The Kiwi-born renegade spy who has battled Britain's Secret Intelligence Service for more than a decade has taken his fight online, posting photos from an undercover mission to Moscow on a weblog.
Richard Tomlinson has raised the ire of the British intelligence community with his new blogsite - Tomlinson v MI6 - which named SIS agents, revealed details of the agency's pension scheme, and criticised senior government figures.
Born in Ngaruawahia, Mr Tomlinson was a top-ranking operative at MI6 - the elite espionage agency of James Bond fame - before he was sacked in 1995 for poor service when he became depressed.
He has fought an 11-year feud with the agency, punctuated by multiple arrests, six months in jail, and a life on the run through Switzerland, Russia, Spain, the United States, Germany, Italy, Australia and New Zealand.
The 43-year-old now lives in the south of France, near Cannes, but told the Herald On Sunday: "If I felt 100 per cent sure that I could return to New Zealand without problems, then I would."
He has been refused a guarantee of safety by the Government.
Mr Tomlinson's battle with the British establishment stems from his request to have his dismissal tested before an employment tribunal - declined on national security grounds.
In 1998 he was jailed in the UK for breaching the Official Secrets Act, after he gave a synopsis of his autobiography to a publisher in Australia. He has lain low since fleeing to Russia in 2001 to publish his tell-all book, The Big Breach.
The ex-spook has previously claimed that the SIS was monitoring Princess Diana before her death, that her driver on the night she died was an MI6 agent, and that her death mirrored plans he saw in 1992 for the assassination of Yugoslav President Slobodan Milosevic.
In a series of strongly-worded blog posts he has described MI6 as "energetically nasty", condemned MI6 head John Scarlett and former Blair spin doctor Alastair Campbell as "war criminals", and labelled Western democracy "a total load of crap".

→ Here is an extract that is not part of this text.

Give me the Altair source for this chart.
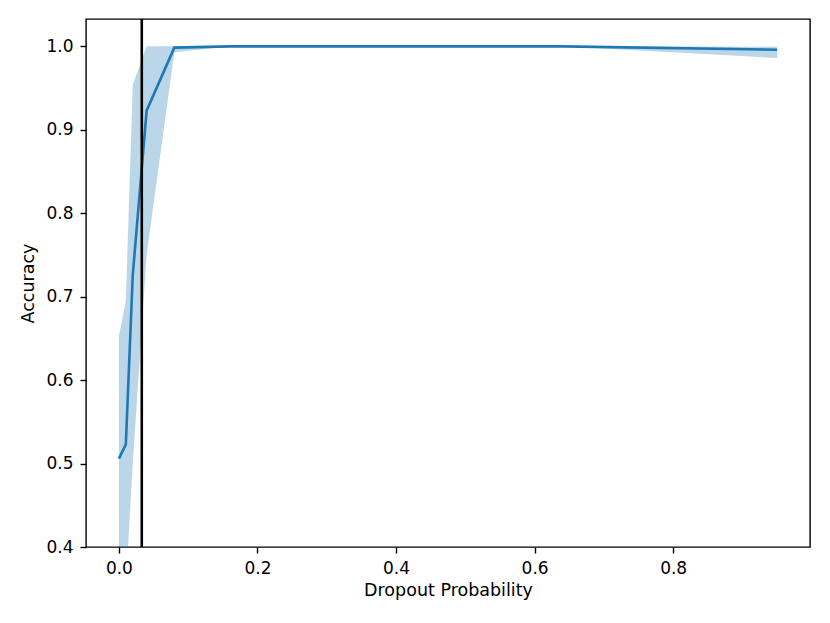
import altair as alt
import pandas as pd

# Data
dropout = [0.0, 0.01, 0.02, 0.04, 0.08, 0.16, 0.32, 0.64, 0.95]
acc_mean = [0.506, 0.523, 0.726, 0.923, 0.9985, 1.0, 1.0, 1.0, 0.996]
acc_low = [0.357, 0.354, 0.500, 0.750, 0.993, 1.0, 1.0, 1.0, 0.986]
acc_high = [0.653, 0.695, 0.954, 1.0, 1.0, 1.0, 1.0, 1.0, 0.9995]
threshold = [0.033]
x_ticks = [0.0, 0.2, 0.4, 0.6, 0.8]
y_ticks = [0.4, 0.5, 0.6, 0.7, 0.8, 0.9, 1.0]

df = pd.DataFrame({"p": dropout, "acc": acc_mean, "lo": acc_low, "hi": acc_high})
df_rule = pd.DataFrame({"p": threshold})

FONT = "DejaVu Sans"
BLUE = "#1f77b4"

xscale = alt.Scale(domain=[-0.0475, 0.9975], nice=False, zero=False)
yscale = alt.Scale(domain=[0.4, 1.0328], nice=False, zero=False)

xaxis = alt.Axis(values=x_ticks, format=".1f", title="Dropout Probability", grid=False)
yaxis = alt.Axis(values=y_ticks, format=".1f", title="Accuracy", grid=False)

band = alt.Chart(df).mark_area(color=BLUE, opacity=0.3, clip=True).encode(
    x=alt.X("p:Q", scale=xscale, axis=xaxis),
    y=alt.Y("lo:Q", scale=yscale, axis=yaxis),
    y2="hi:Q",
)

line = alt.Chart(df).mark_line(color=BLUE, strokeWidth=2.6, clip=True).encode(
    x=alt.X("p:Q", scale=xscale),
    y=alt.Y("acc:Q", scale=yscale),
)

rule = alt.Chart(df_rule).mark_rule(color="black", strokeWidth=2.6).encode(
    x=alt.X("p:Q", scale=xscale),
)

chart = (
    alt.layer(band, line, rule)
    .properties(
        width=724,
        height=528,
        autosize=alt.AutoSizeParams(type="none"),
        padding={"left": 78, "top": 11, "right": 12, "bottom": 60},
        background="white",
    )
    .configure_view(stroke="black", strokeWidth=1.4)
    .configure_axis(
        domain=False,
        tickColor="black",
        tickWidth=1.4,
        tickSize=6,
        labelColor="black",
        labelFont=FONT,
        labelFontSize=17,
        titleFont=FONT,
        titleFontSize=17.5,
        titleFontWeight="normal",
        titleColor="black",
    )
    .configure_axisX(labelPadding=7, titlePadding=5)
    .configure_axisY(labelPadding=7, titlePadding=8)
)

chart.save("out.html", embed_options={"renderer": "svg", "actions": False})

Responding to a recruitment ad from MI6, he wrote: "Good luck to any applicants - it is a very interesting career. I really enjoyed my time there. But be warned - they are a bullying employer, and are thoroughly vindictive towards any ex-employee who dares to criticise them.
"If I were to return to the UK, I would be arrested and imprisoned, simply for the crime of having written a book."
The blog posts have elicited several irritated letters from the Treasury Solicitor for the British Government requesting that Mr Tomlinson remove the names of SIS officers mentioned on the internet site.
Last week he posted photos from a 1992 undercover mission to Moscow, where he travelled under the name Alex Huntley, and has promised photos of operations in Bosnia.
The Moscow mission had a bizarre postscript when singer Alex Kapranos of rock band Franz Ferdinand was detained in Russia last year after being mistaken for a spy while travelling under his mother's maiden name, Huntley.
Mr Tomlinson has also posted a satellite image of an MI6 training facility and a copy of the spy agency's pension scheme.
But the blogsite is not limited to MI6 and he frequently comments on other intelligence and military matters - such as the prison sentence of New Zealand-raised doctor and Iraqi war objector Malcolm Kendall-Smith.
"He is the modern equivalent of German conscientious objectors who were sent to Nazi concentration camps for refusing to serve in the Wehrmacht. History will vindicate him," he wrote on April 13.
He has pledged to take the blog down if MI6 agrees to let an employment tribunal hear his grievance, but said he expected the spy agency to take "the expensive option" and serve a series of injunctions on him or get the CIA to pressure the US-based hosts of the site.